** Start of Dataset excerpt **

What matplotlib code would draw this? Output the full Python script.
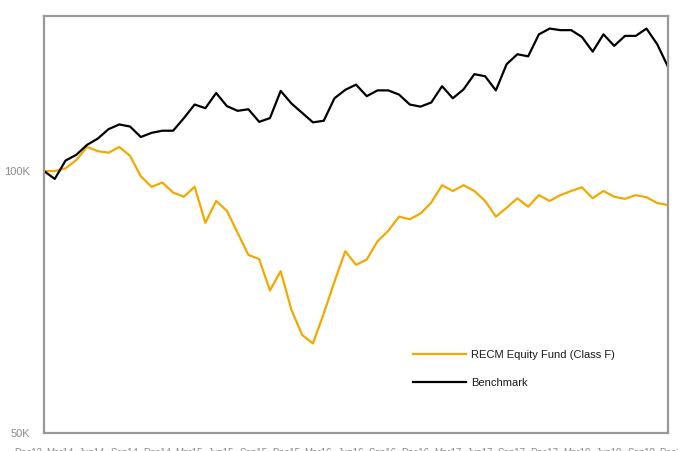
import matplotlib
matplotlib.use("Agg")
import matplotlib.pyplot as plt
import matplotlib.transforms as mtransforms
import numpy as np

plt.rcParams['font.family'] = ['Liberation Sans', 'DejaVu Sans']

fund = [100.0, 100.0, 100.5, 102.1, 104.6, 103.8, 103.5, 104.6, 102.9, 99.0,
        97.0, 97.8, 95.9, 95.1, 97.0, 90.1, 94.3, 92.4, 88.2, 84.0,
        83.2, 77.2, 80.9, 73.5, 68.7, 67.1, 72.8, 78.9, 84.7, 82.1,
        83.1, 86.6, 88.6, 91.3, 90.8, 91.9, 94.0, 97.3, 96.2, 97.3,
        96.2, 94.3, 91.3, 93.0, 94.8, 93.2, 95.4, 94.3, 95.4, 96.2,
        96.9, 94.8, 96.2, 95.1, 94.7, 95.4, 95.0, 93.9, 93.5]
benchmark = [100.0, 98.5, 102.0, 103.1, 105.0, 106.2, 108.0, 108.9, 108.5, 106.5,
             107.3, 107.7, 107.7, 110.1, 112.7, 112.0, 114.9, 112.4, 111.5, 111.8,
             109.4, 110.1, 115.3, 112.9, 111.1, 109.3, 109.6, 113.9, 115.5, 116.5,
             114.3, 115.4, 115.4, 114.6, 112.7, 112.3, 113.1, 116.2, 113.9, 115.6,
             118.5, 118.1, 115.4, 120.4, 122.3, 121.9, 126.1, 127.2, 126.9, 126.9,
             125.6, 122.8, 126.1, 123.9, 125.8, 125.8, 127.2, 124.2, 119.9]
series_names = ["RECM Equity Fund (Class F)", "Benchmark"]
ytick_values = [50, 100]
ytick_labels = ["50K", "100K"]
xtick_labels = ["Dec13", "Mar14", "Jun14", "Sep14", "Dec14", "Mar15", "Jun15",
                "Sep15", "Dec15", "Mar16", "Jun16", "Sep16", "Dec16", "Mar17",
                "Jun17", "Sep17", "Dec17", "Mar18", "Jun18", "Sep18", "Dec18"]

fig = plt.figure(figsize=(6.78, 4.51), dpi=100)
ax = fig.add_axes([44/678, 1-433/451, (668-44)/678, (433-16)/451])

x = np.arange(len(fund))
ax.plot(x, fund, color="#F2A900", lw=1.6, label=series_names[0])
ax.plot(x, benchmark, color="black", lw=1.6, label=series_names[1])

ax.set_xlim(0, len(fund) - 1)
ax.set_ylim(50, 129.6)
ax.set_yticks(ytick_values)
ax.set_yticklabels(ytick_labels)
ax.tick_params(axis='y', length=0, pad=10, labelsize=8, labelcolor="#8a8a8a")
ax.set_xticks([])

for s in ax.spines.values():
    s.set_color("#999999")
    s.set_linewidth(1.6)

trans = mtransforms.blended_transform_factory(ax.transData, ax.transAxes)
for k, lab in enumerate(xtick_labels):
    ax.text(k * 3 - 1.5, -0.036, lab, transform=trans, ha='center', va='top',
            fontsize=7, color="#8a8a8a", clip_on=False)

leg = ax.legend(loc='upper left', bbox_to_anchor=(413/678, 1-350/451),
                bbox_transform=fig.transFigure, frameon=False, fontsize=8,
                handlelength=4.8, handletextpad=0.45, labelspacing=1.6,
                borderpad=0, borderaxespad=0)
for t in leg.get_texts():
    t.set_color("#1a1a1a")

fig.savefig("out.png", dpi=100)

** End of Dataset excerpt **

## Requirement:
Write out the listing above exactly as it stands, pictures excluded.

## Written solution:
What matplotlib code would draw this? Output the full Python script.
import matplotlib
matplotlib.use("Agg")
import matplotlib.pyplot as plt
import matplotlib.transforms as mtransforms
import numpy as np

plt.rcParams['font.family'] = ['Liberation Sans', 'DejaVu Sans']

fund = [100.0, 100.0, 100.5, 102.1, 104.6, 103.8, 103.5, 104.6, 102.9, 99.0,
        97.0, 97.8, 95.9, 95.1, 97.0, 90.1, 94.3, 92.4, 88.2, 84.0,
        83.2, 77.2, 80.9, 73.5, 68.7, 67.1, 72.8, 78.9, 84.7, 82.1,
        83.1, 86.6, 88.6, 91.3, 90.8, 91.9, 94.0, 97.3, 96.2, 97.3,
        96.2, 94.3, 91.3, 93.0, 94.8, 93.2, 95.4, 94.3, 95.4, 96.2,
        96.9, 94.8, 96.2, 95.1, 94.7, 95.4, 95.0, 93.9, 93.5]
benchmark = [100.0, 98.5, 102.0, 103.1, 105.0, 106.2, 108.0, 108.9, 108.5, 106.5,
             107.3, 107.7, 107.7, 110.1, 112.7, 112.0, 114.9, 112.4, 111.5, 111.8,
             109.4, 110.1, 115.3, 112.9, 111.1, 109.3, 109.6, 113.9, 115.5, 116.5,
             114.3, 115.4, 115.4, 114.6, 112.7, 112.3, 113.1, 116.2, 113.9, 115.6,
             118.5, 118.1, 115.4, 120.4, 122.3, 121.9, 126.1, 127.2, 126.9, 126.9,
             125.6, 122.8, 126.1, 123.9, 125.8, 125.8, 127.2, 124.2, 119.9]
series_names = ["RECM Equity Fund (Class F)", "Benchmark"]
ytick_values = [50, 100]
ytick_labels = ["50K", "100K"]
xtick_labels = ["Dec13", "Mar14", "Jun14", "Sep14", "Dec14", "Mar15", "Jun15",
                "Sep15", "Dec15", "Mar16", "Jun16", "Sep16", "Dec16", "Mar17",
                "Jun17", "Sep17", "Dec17", "Mar18", "Jun18", "Sep18", "Dec18"]

fig = plt.figure(figsize=(6.78, 4.51), dpi=100)
ax = fig.add_axes([44/678, 1-433/451, (668-44)/678, (433-16)/451])

x = np.arange(len(fund))
ax.plot(x, fund, color="#F2A900", lw=1.6, label=series_names[0])
ax.plot(x, benchmark, color="black", lw=1.6, label=series_names[1])

ax.set_xlim(0, len(fund) - 1)
ax.set_ylim(50, 129.6)
ax.set_yticks(ytick_values)
ax.set_yticklabels(ytick_labels)
ax.tick_params(axis='y', length=0, pad=10, labelsize=8, labelcolor="#8a8a8a")
ax.set_xticks([])

for s in ax.spines.values():
    s.set_color("#999999")
    s.set_linewidth(1.6)

trans = mtransforms.blended_transform_factory(ax.transData, ax.transAxes)
for k, lab in enumerate(xtick_labels):
    ax.text(k * 3 - 1.5, -0.036, lab, transform=trans, ha='center', va='top',
            fontsize=7, color="#8a8a8a", clip_on=False)

leg = ax.legend(loc='upper left', bbox_to_anchor=(413/678, 1-350/451),
                bbox_transform=fig.transFigure, frameon=False, fontsize=8,
                handlelength=4.8, handletextpad=0.45, labelspacing=1.6,
                borderpad=0, borderaxespad=0)
for t in leg.get_texts():
    t.set_color("#1a1a1a")

fig.savefig("out.png", dpi=100)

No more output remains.